▶ **WORK INSTRUCTIONS**
Reproduce the listing below exactly, beginning with its first line and ending with the line that holds "profit_median = [5.5, 7.2, 7.1, 7.9, 6.1]"; pictures are not part of the copy.

⁂

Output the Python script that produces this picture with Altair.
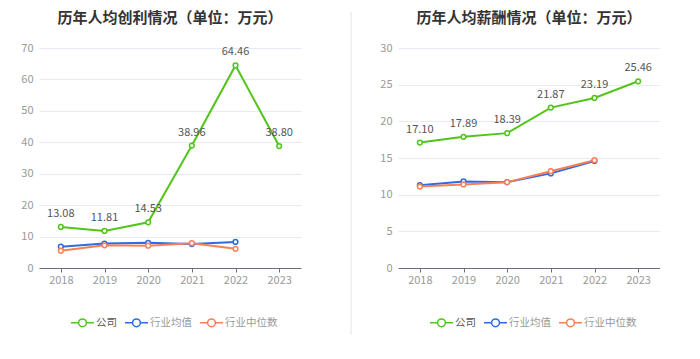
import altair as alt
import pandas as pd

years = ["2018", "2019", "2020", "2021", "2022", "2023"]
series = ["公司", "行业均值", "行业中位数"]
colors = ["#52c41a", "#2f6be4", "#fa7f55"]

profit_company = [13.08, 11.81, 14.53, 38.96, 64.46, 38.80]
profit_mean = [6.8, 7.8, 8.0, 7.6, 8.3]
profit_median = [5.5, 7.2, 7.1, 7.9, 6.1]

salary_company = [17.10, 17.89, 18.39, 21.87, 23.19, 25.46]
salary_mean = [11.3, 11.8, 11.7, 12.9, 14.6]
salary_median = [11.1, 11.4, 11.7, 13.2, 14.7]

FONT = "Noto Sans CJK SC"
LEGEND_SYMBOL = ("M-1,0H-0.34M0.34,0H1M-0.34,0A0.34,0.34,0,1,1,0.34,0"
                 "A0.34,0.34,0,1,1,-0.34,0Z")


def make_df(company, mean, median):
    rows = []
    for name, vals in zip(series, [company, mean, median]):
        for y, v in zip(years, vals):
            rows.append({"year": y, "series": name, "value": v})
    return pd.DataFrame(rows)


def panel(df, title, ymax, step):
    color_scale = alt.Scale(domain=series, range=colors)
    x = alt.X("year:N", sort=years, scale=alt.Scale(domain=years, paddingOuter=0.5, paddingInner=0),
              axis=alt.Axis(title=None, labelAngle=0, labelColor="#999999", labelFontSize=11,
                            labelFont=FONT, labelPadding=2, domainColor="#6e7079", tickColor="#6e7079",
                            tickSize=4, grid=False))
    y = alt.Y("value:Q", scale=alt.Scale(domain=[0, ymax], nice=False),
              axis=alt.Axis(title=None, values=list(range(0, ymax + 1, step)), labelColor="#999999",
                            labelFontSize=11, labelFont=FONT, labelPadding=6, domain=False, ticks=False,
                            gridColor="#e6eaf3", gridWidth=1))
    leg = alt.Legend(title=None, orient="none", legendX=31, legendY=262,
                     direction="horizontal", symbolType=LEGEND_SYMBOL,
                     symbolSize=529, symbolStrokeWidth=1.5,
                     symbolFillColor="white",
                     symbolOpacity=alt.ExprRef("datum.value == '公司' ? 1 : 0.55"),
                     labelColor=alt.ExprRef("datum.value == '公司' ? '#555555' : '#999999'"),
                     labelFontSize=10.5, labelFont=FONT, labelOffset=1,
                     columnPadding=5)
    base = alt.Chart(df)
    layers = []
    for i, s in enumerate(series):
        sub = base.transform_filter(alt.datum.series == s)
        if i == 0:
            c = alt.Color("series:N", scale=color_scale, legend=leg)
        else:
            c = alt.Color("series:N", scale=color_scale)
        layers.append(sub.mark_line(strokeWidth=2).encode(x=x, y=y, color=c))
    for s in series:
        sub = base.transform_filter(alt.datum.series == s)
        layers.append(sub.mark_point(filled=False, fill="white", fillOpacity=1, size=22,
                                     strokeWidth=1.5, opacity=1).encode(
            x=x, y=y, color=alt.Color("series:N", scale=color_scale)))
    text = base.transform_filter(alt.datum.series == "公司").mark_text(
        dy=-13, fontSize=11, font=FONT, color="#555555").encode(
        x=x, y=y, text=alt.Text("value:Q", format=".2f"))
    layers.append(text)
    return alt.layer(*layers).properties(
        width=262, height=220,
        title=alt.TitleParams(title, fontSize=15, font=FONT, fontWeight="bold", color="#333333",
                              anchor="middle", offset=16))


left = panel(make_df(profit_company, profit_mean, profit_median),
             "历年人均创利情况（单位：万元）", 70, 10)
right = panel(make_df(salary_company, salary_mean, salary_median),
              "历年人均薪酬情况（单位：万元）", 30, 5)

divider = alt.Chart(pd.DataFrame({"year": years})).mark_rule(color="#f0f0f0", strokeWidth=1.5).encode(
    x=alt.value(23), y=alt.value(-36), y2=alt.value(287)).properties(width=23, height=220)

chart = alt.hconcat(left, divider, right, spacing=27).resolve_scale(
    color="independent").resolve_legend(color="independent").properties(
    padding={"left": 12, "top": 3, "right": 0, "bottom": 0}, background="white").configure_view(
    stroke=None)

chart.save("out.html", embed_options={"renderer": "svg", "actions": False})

⁂

▶ **WRITTEN RESPONSE**
Output the Python script that produces this picture with Altair.
import altair as alt
import pandas as pd

years = ["2018", "2019", "2020", "2021", "2022", "2023"]
series = ["公司", "行业均值", "行业中位数"]
colors = ["#52c41a", "#2f6be4", "#fa7f55"]

profit_company = [13.08, 11.81, 14.53, 38.96, 64.46, 38.80]
profit_mean = [6.8, 7.8, 8.0, 7.6, 8.3]
profit_median = [5.5, 7.2, 7.1, 7.9, 6.1]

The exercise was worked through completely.